_Data lines:_
───
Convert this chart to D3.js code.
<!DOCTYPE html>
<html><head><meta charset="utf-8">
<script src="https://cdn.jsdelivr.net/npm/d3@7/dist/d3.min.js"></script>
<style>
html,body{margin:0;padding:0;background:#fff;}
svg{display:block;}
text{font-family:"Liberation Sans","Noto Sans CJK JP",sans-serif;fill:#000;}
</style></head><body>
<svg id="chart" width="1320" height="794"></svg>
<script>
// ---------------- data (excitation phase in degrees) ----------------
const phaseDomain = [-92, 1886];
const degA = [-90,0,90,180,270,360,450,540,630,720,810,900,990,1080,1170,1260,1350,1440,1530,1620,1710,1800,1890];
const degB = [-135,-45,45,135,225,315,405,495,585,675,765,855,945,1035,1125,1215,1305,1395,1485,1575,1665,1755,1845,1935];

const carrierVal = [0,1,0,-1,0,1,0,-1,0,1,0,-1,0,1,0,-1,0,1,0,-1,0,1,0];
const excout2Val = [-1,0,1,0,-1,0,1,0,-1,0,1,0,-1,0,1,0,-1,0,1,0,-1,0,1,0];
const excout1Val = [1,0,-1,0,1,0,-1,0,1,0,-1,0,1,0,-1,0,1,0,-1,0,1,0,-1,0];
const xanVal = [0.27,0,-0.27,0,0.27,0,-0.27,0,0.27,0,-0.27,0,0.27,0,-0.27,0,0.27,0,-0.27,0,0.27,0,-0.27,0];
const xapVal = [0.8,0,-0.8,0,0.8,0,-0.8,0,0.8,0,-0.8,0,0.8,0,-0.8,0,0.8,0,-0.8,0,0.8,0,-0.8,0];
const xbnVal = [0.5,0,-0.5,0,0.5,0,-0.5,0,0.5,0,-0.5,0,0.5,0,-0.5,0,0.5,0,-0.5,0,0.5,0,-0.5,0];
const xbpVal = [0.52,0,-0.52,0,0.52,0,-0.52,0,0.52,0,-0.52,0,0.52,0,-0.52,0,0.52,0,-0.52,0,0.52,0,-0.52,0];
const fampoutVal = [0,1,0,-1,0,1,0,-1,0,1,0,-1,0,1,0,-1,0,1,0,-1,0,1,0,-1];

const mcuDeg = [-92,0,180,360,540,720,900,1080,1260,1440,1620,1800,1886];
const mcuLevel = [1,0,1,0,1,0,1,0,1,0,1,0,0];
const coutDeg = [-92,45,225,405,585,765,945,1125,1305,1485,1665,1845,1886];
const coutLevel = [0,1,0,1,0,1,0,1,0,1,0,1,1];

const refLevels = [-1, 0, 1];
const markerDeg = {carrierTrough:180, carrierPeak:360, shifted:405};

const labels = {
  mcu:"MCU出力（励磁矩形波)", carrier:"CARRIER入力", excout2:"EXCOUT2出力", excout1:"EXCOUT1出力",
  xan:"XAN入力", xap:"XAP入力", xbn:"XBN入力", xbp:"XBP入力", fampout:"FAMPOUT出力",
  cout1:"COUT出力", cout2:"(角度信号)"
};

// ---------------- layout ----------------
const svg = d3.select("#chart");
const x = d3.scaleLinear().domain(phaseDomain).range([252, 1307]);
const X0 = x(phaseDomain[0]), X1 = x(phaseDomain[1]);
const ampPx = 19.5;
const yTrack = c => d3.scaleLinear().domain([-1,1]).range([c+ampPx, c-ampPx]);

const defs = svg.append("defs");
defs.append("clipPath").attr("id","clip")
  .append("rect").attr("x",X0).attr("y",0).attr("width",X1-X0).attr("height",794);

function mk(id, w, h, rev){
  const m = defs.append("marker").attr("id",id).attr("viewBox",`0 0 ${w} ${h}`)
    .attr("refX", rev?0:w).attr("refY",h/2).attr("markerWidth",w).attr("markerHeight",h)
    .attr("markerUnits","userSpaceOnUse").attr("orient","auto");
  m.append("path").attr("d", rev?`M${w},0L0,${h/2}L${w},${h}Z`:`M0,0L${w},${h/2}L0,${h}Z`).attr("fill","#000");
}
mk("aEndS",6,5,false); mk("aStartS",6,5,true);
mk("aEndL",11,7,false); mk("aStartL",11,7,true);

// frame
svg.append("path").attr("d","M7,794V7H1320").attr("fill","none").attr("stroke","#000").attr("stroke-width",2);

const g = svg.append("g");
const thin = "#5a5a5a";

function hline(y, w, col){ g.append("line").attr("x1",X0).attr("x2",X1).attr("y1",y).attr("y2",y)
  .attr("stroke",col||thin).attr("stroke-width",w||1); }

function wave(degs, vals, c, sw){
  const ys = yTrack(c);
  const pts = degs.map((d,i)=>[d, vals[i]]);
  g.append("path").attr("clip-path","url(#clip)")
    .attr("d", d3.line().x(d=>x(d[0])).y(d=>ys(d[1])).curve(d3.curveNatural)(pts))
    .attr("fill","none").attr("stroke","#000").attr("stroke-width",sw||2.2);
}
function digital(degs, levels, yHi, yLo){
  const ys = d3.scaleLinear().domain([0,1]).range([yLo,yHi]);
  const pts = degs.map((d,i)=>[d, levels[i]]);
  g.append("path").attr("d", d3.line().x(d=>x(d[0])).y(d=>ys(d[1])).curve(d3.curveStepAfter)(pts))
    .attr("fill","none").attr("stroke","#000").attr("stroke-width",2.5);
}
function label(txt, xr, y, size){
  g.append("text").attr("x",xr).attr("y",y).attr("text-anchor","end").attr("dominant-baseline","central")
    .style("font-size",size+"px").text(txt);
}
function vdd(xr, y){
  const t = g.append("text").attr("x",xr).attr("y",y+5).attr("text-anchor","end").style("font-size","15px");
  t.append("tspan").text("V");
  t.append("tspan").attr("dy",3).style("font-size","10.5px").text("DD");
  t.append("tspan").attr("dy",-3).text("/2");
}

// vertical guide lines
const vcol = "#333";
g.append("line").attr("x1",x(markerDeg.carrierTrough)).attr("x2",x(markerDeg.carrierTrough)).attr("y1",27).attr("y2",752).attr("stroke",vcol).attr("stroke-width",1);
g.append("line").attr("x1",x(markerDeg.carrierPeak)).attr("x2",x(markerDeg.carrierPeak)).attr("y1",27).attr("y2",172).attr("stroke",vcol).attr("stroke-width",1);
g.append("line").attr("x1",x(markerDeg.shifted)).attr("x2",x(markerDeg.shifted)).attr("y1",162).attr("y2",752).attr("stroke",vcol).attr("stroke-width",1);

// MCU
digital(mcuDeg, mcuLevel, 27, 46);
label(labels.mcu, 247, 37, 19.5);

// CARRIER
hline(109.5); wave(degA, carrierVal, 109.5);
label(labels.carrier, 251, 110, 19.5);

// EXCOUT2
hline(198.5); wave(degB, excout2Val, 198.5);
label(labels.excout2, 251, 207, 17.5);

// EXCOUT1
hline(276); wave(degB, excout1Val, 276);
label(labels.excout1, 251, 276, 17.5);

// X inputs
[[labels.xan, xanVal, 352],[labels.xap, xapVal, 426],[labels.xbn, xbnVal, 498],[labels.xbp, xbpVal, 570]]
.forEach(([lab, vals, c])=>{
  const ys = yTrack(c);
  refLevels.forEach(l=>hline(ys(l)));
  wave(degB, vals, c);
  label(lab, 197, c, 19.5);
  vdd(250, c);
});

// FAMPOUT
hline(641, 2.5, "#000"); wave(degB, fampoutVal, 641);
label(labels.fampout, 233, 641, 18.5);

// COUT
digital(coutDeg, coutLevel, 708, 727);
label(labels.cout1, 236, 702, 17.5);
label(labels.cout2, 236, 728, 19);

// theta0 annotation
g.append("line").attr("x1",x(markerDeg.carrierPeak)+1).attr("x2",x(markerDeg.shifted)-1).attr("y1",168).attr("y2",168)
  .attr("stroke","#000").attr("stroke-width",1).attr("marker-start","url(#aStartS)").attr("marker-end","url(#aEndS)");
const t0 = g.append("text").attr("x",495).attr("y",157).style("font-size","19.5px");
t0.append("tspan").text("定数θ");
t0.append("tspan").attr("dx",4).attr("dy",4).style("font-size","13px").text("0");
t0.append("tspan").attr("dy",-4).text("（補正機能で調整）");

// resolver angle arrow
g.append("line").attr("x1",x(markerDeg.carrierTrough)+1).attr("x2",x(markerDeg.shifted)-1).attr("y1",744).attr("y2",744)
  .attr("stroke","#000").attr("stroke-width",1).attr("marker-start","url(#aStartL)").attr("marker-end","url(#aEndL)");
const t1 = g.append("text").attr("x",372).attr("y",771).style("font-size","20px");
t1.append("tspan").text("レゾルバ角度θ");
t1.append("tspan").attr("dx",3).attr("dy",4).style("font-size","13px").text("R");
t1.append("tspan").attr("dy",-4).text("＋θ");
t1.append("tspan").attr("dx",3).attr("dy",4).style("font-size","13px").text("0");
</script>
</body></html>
───
In the listing above, locate each line with "chart" and copy it.

_Result:_
Convert this chart to D3.js code.
<svg id="chart" width="1320" height="794"></svg>
const svg = d3.select("#chart");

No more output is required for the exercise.